## What you will do
From the first line of the data below through the line holding "0.0, 0.021, 0.0]", output each line exactly and leave the pictures out.

## Data extract
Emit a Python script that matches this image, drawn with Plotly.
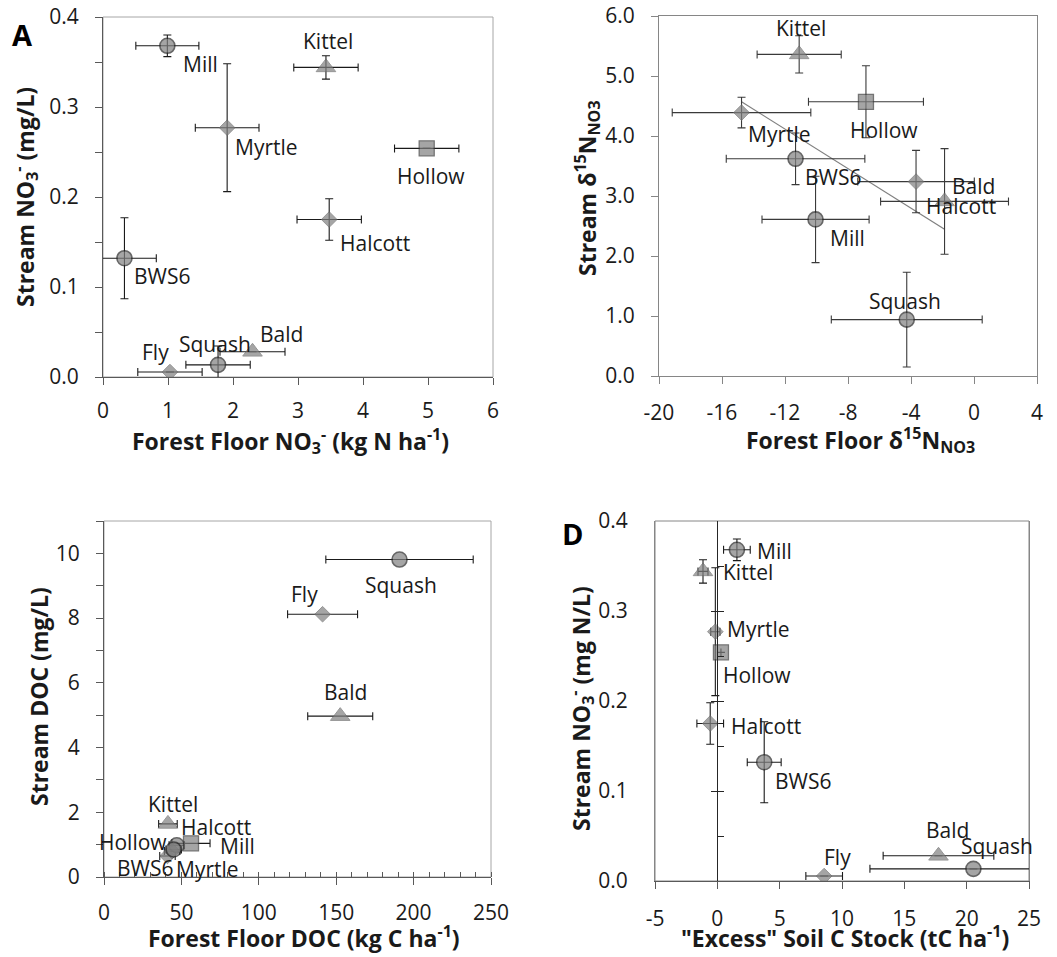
import numpy as np
import plotly.graph_objects as go

W, H = 1057, 957

# ---------------- data ----------------
sites = ["Mill", "Kittel", "Myrtle", "Hollow", "Halcott", "BWS6", "Fly", "Squash", "Bald"]

# Panel A: forest floor NO3- vs stream NO3-
a_ff_no3 = [0.99, 3.43, 1.91, 4.98, 3.48, 0.33, 1.03, 1.77, 2.30]
a_ff_no3_err = [0.485, 0.495, 0.49, 0.495, 0.495, 0.49, 0.495, 0.495, 0.50]
stream_no3 = [0.368, 0.344, 0.277, 0.254, 0.175, 0.132, 0.0055, 0.0135, 0.028]
a_stream_no3_err = [0.012, 0.013, 0.071, 0.0, 0.023, 0.045, 0.0, 0.021, 0.0]

# Panel B: forest floor d15N-NO3 vs stream d15N-NO3 (Fly not measured)
b_ff_d15n = [-10.06, -11.10, -14.76, -6.86, -3.68, -11.33, None, -4.27, -1.87]
b_ff_d15n_err = [3.4, 2.67, 4.4, 3.65, 3.7, 4.4, None, 4.79, 4.06]
b_stream_d15n = [2.61, 5.36, 4.39, 4.57, 3.24, 3.62, None, 0.94, 2.91]
b_stream_d15n_err = [0.72, 0.31, 0.255, 0.6, 0.52, 0.43, None, 0.79, 0.88]

# Panel C: forest floor DOC vs stream DOC
c_ff_doc = [47.0, 41.3, 41.0, 56.2, 44.0, 45.0, 141.2, 190.9, 152.6]
c_ff_doc_err = [5.0, 6.0, 5.0, 12.3, 5.0, 5.0, 22.6, 47.6, 21.0]
c_stream_doc = [0.98, 1.64, 0.65, 1.04, 0.80, 0.85, 8.12, 9.81, 4.97]

# Panel D: "excess" soil C stock vs stream NO3-
d_excess_c = [1.57, -1.15, -0.16, 0.29, -0.57, 3.76, 8.57, 20.54, 17.74]
d_excess_c_err = [1.07, 0.4, 0.37, 0.0, 1.07, 1.36, 1.47, 8.3, 4.44]
d_stream_no3_err = [0.012, 0.013, 0.071, 0.0, 0.023, 0.045, 0.0, 0.0, 0.0]

# tick labels
a_xticks = [0, 1, 2, 3, 4, 5, 6]
a_yticks = [0.0, 0.1, 0.2, 0.3, 0.4]
b_xticks = [-20, -16, -12, -8, -4, 0, 4]
b_xticklabels = ["-20", "-16", "-12", "-8", "-4", "0", "4"]
b_yticks = [0, 1, 2, 3, 4, 5, 6]
c_xticks = [0, 50, 100, 150, 200, 250]
c_yticks = [0, 2, 4, 6, 8, 10]
d_xticks = [-5, 0, 5, 10, 15, 20, 25]
d_xticklabels = ["-5", "0", "5", "10", "15", "20", "25"]
d_yticks = [0.0, 0.1, 0.2, 0.3, 0.4]

# ---------------- styles ----------------
FONT = "Open Sans"
TXT = "#1a1a1a"
FILL = "#808080"
SYM = {"Mill": "circle", "BWS6": "circle", "Squash": "circle", "Hollow": "square",
       "Kittel": "triangle-up", "Bald": "triangle-up",
       "Myrtle": "diamond", "Halcott": "diamond", "Fly": "diamond"}
SIZE = {"circle": 15, "square": 15, "triangle-up": 17, "diamond": 12}
LCOL = {"circle": "#262626", "square": "#3a3a3a", "triangle-up": "#6a6a6a", "diamond": "#6a6a6a"}
LWID = {"circle": 1.6, "square": 1.3, "triangle-up": 1.0, "diamond": 1.0}

# label offsets (pixels, dx right, dy down) relative to each point
A_OFF = {"Mill": (33, 18), "Kittel": (2, -26), "Myrtle": (39, 19), "Hollow": (4, 28),
         "Halcott": (46, 23), "BWS6": (38, 18), "Fly": (-14, -20), "Squash": (-3, -21),
         "Bald": (29, -18)}
B_OFF = {"Kittel": (2, -26), "Hollow": (18, 28), "Myrtle": (38, 21), "BWS6": (37, 18),
         "Mill": (32, 19), "Bald": (29, -15), "Halcott": (45, 24), "Squash": (-2, -19)}
C_OFF = {"Squash": (1, 25), "Fly": (-18, -20), "Bald": (5, -24), "Kittel": (5, -20),
         "Halcott": (44, -24), "Mill": (61, 1), "Hollow": (-58, -1), "BWS6": (-29, 19),
         "Myrtle": (40, 13)}
D_OFF = {"Mill": (38, 1), "Kittel": (45, 1), "Myrtle": (43, -3), "Hollow": (36, 23),
         "Halcott": (56, 2), "BWS6": (39, 19), "Fly": (13, -19), "Bald": (9, -26),
         "Squash": (24, -23)}


def fx(px):
    return px / W


def fy(py):
    return 1 - py / H


fig = go.Figure()
annotations = []


def add_panel(xs, ys, xerr, yerr, xa, ya, errcol, offsets):
    syms = [SYM[s] for s in sites]
    tr = dict(
        x=xs, y=ys, mode="markers", xaxis=xa, yaxis=ya, showlegend=False,
        hoverinfo="skip", cliponaxis=True,
        marker=dict(symbol=syms, size=[SIZE[s] for s in syms], color=FILL,
                    line=dict(color=[LCOL[s] for s in syms], width=[LWID[s] for s in syms])),
        error_x=dict(type="data", array=xerr, color=errcol, thickness=1.1, width=4),
    )
    if yerr is not None:
        tr["error_y"] = dict(type="data", array=yerr, color=errcol, thickness=1.1, width=4)
    fig.add_trace(go.Scatter(**tr))
    for s, x, y in zip(sites, xs, ys):
        if x is None or s not in offsets:
            continue
        dx, dy = offsets[s]
        annotations.append(dict(x=x, y=y, xref=xa, yref=ya, text=s, showarrow=False,
                                xshift=dx, yshift=-dy, xanchor="center", yanchor="middle",
                                font=dict(family=FONT, size=21, color=TXT)))


add_panel(a_ff_no3, stream_no3, a_ff_no3_err, a_stream_no3_err, "x", "y", "#1a1a1a", A_OFF)

# trendline for panel B (least squares over plotted points)
bx = np.array([v for v in b_ff_d15n if v is not None])
by = np.array([v for v in b_stream_d15n if v is not None])
slope, icpt = np.polyfit(bx, by, 1)
tx = np.array([bx.min(), bx.max()])
fig.add_trace(go.Scatter(x=tx, y=slope * tx + icpt, mode="lines", xaxis="x2", yaxis="y2",
                         line=dict(color="#7f7f7f", width=1.2), showlegend=False, hoverinfo="skip"))
add_panel(b_ff_d15n, b_stream_d15n, b_ff_d15n_err, b_stream_d15n_err, "x2", "y2", "#3a3a3a", B_OFF)
add_panel(c_ff_doc, c_stream_doc, c_ff_doc_err, None, "x3", "y3", "#1a1a1a", C_OFF)
add_panel(d_excess_c, stream_no3, d_excess_c_err, d_stream_no3_err, "x4", "y4", "#1a1a1a", D_OFF)
# empty traces so the zero-crossing axes of panel D get drawn
for ya in ("y5", "y6"):
    fig.add_trace(go.Scatter(x=[None], y=[None], xaxis="x4", yaxis=ya, mode="markers",
                             showlegend=False, hoverinfo="skip"))

TICKF = dict(family=FONT, size=21, color=TXT)
AX = dict(showgrid=False, zeroline=False, showline=True, linewidth=1, tickfont=TICKF,
          ticks="outside", ticklen=7, tickwidth=1, fixedrange=True, automargin=False)

dom = {
    "A": ([fx(103), fx(493)], [fy(377), fy(17)]),
    "B": ([fx(659), fx(1037)], [fy(376), fy(16)]),
    "C": ([fx(104), fx(491)], [fy(877), fy(521)]),
    "D": ([fx(655), fx(1029)], [fy(881), fy(521)]),
}
xD0 = dom["D"][0][0] + (dom["D"][0][1] - dom["D"][0][0]) * 5 / 30

layout = dict(
    template="none",
    width=W, height=H, autosize=False, margin=dict(l=0, r=0, t=0, b=0, pad=0),
    paper_bgcolor="white", plot_bgcolor="white", showlegend=False,
    xaxis=dict(AX, domain=dom["A"][0], anchor="y", range=[0, 6], tickvals=a_xticks,
               linecolor="#595959", tickcolor="#595959", ticklabelstandoff=8),
    yaxis=dict(AX, domain=dom["A"][1], anchor="x", range=[0, 0.4], tickvals=a_yticks,
               tickformat=".1f", linecolor="#595959", tickcolor="#595959",
               minor=dict(dtick=0.05, ticks="outside", ticklen=7, tickcolor="#595959"),
               ticklabelstandoff=12),
    xaxis2=dict(AX, domain=dom["B"][0], anchor="y2", range=[-20, 4], tickvals=b_xticks,
                ticktext=b_xticklabels, linecolor="#868686", tickcolor="#868686",
                ticklabelstandoff=11, mirror=True),
    yaxis2=dict(AX, domain=dom["B"][1], anchor="x2", range=[0, 6], tickvals=b_yticks,
                tickformat=".1f", linecolor="#868686", tickcolor="#868686",
                ticklabelstandoff=12, mirror=True),
    xaxis3=dict(AX, domain=dom["C"][0], anchor="y3", range=[0, 250], tickvals=c_xticks,
                linecolor="#595959", tickcolor="#595959", ticklabelstandoff=10,
                minor=dict(dtick=10, ticks="inside", ticklen=5, tickcolor="#595959")),
    yaxis3=dict(AX, domain=dom["C"][1], anchor="x3", range=[0, 11], tickvals=c_yticks,
                linecolor="#595959", tickcolor="#595959", ticklabelstandoff=12,
                minor=dict(dtick=1, ticks="outside", ticklen=7, tickcolor="#595959")),
    xaxis4=dict(AX, domain=dom["D"][0], anchor="y4", range=[-5, 25], tickvals=d_xticks,
                ticktext=d_xticklabels, linecolor="#595959", tickcolor="#595959",
                ticklabelstandoff=12),
    yaxis4=dict(AX, domain=dom["D"][1], anchor="x4", range=[0, 0.4], tickvals=d_yticks,
                tickformat=".1f", linecolor="#868686", ticks="", ticklabelstandoff=22,
                mirror=True),
    # vertical axis crossing at x = 0 in panel D
    yaxis5=dict(showgrid=False, zeroline=False, overlaying="y4", anchor="free",
                position=xD0, domain=dom["D"][1], automargin=False,
                range=[0, 0.4], showline=True, linecolor="#262626", linewidth=1,
                ticks="outside", tickvals=d_yticks[1:-1], ticklen=6, tickcolor="#262626",
                showticklabels=False, fixedrange=True),
    yaxis6=dict(showgrid=False, zeroline=False, overlaying="y4", anchor="free",
                position=xD0, domain=dom["D"][1], automargin=False,
                range=[0, 0.4], showline=False,
                ticks="inside", dtick=0.05, tick0=0, ticklen=6, tickcolor="#262626",
                showticklabels=False, fixedrange=True),
)

# frames (lighter plot-area borders) for panels A and C
shapes = []
for xr, yr in (("x", "y"), ("x3", "y3")):
    shapes.append(dict(type="rect", xref=f"{xr} domain", yref=f"{yr} domain",
                       x0=0, x1=1, y0=0, y1=1, line=dict(color="#a6a6a6", width=1),
                       layer="below"))
shapes.append(dict(type="rect", xref="x4 domain", yref="y4 domain", x0=0, x1=1, y0=0, y1=1,
                   line=dict(color="#868686", width=1), layer="below"))

TITLEF = dict(family=FONT, size=23, color=TXT)


def title(text, px, py, angle=0):
    annotations.append(dict(text=text, x=fx(px), y=fy(py), xref="paper", yref="paper",
                            showarrow=False, xanchor="center", yanchor="middle",
                            textangle=angle, font=TITLEF))


title("<b>Forest Floor NO<sub>3</sub><sup>-</sup> (kg N ha<sup>-1</sup>)</b>", 290, 441)
title("<b>Stream NO<sub>3</sub><sup>-</sup> (mg/L)</b>", 25, 197, -90)
title("<b>Forest Floor δ<sup>15</sup>N<sub>NO3</sub></b>", 860, 440)
title("<b>Stream δ<sup>15</sup>N<sub>NO3</sub></b>", 587, 188, -90)
title("<b>Forest Floor DOC (kg C ha<sup>-1</sup>)</b>", 304, 937)
title("<b>Stream DOC (mg/L)</b>", 39, 697, -90)
title("<b>\"Excess\" Soil C Stock (tC ha<sup>-1</sup>)</b>", 845, 937)
title("<b>Stream NO<sub>3</sub><sup>-</sup> (mg N/L)</b>", 581, 709, -90)

for letter, px, py in (("A", 22, 34), ("D", 572, 533)):
    annotations.append(dict(text=f"<b>{letter}</b>", x=fx(px), y=fy(py), xref="paper",
                            yref="paper", showarrow=False, xanchor="center", yanchor="middle",
                            font=dict(family=FONT, size=29, color="#000000")))

layout["annotations"] = annotations
layout["shapes"] = shapes
fig.update_layout(**layout)

fig.write_html("out.html", include_plotlyjs=True, config={"displayModeBar": False})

## Expected answer
Emit a Python script that matches this image, drawn with Plotly.
import numpy as np
import plotly.graph_objects as go

W, H = 1057, 957

# ---------------- data ----------------
sites = ["Mill", "Kittel", "Myrtle", "Hollow", "Halcott", "BWS6", "Fly", "Squash", "Bald"]

# Panel A: forest floor NO3- vs stream NO3-
a_ff_no3 = [0.99, 3.43, 1.91, 4.98, 3.48, 0.33, 1.03, 1.77, 2.30]
a_ff_no3_err = [0.485, 0.495, 0.49, 0.495, 0.495, 0.49, 0.495, 0.495, 0.50]
stream_no3 = [0.368, 0.344, 0.277, 0.254, 0.175, 0.132, 0.0055, 0.0135, 0.028]
a_stream_no3_err = [0.012, 0.013, 0.071, 0.0, 0.023, 0.045, 0.0, 0.021, 0.0]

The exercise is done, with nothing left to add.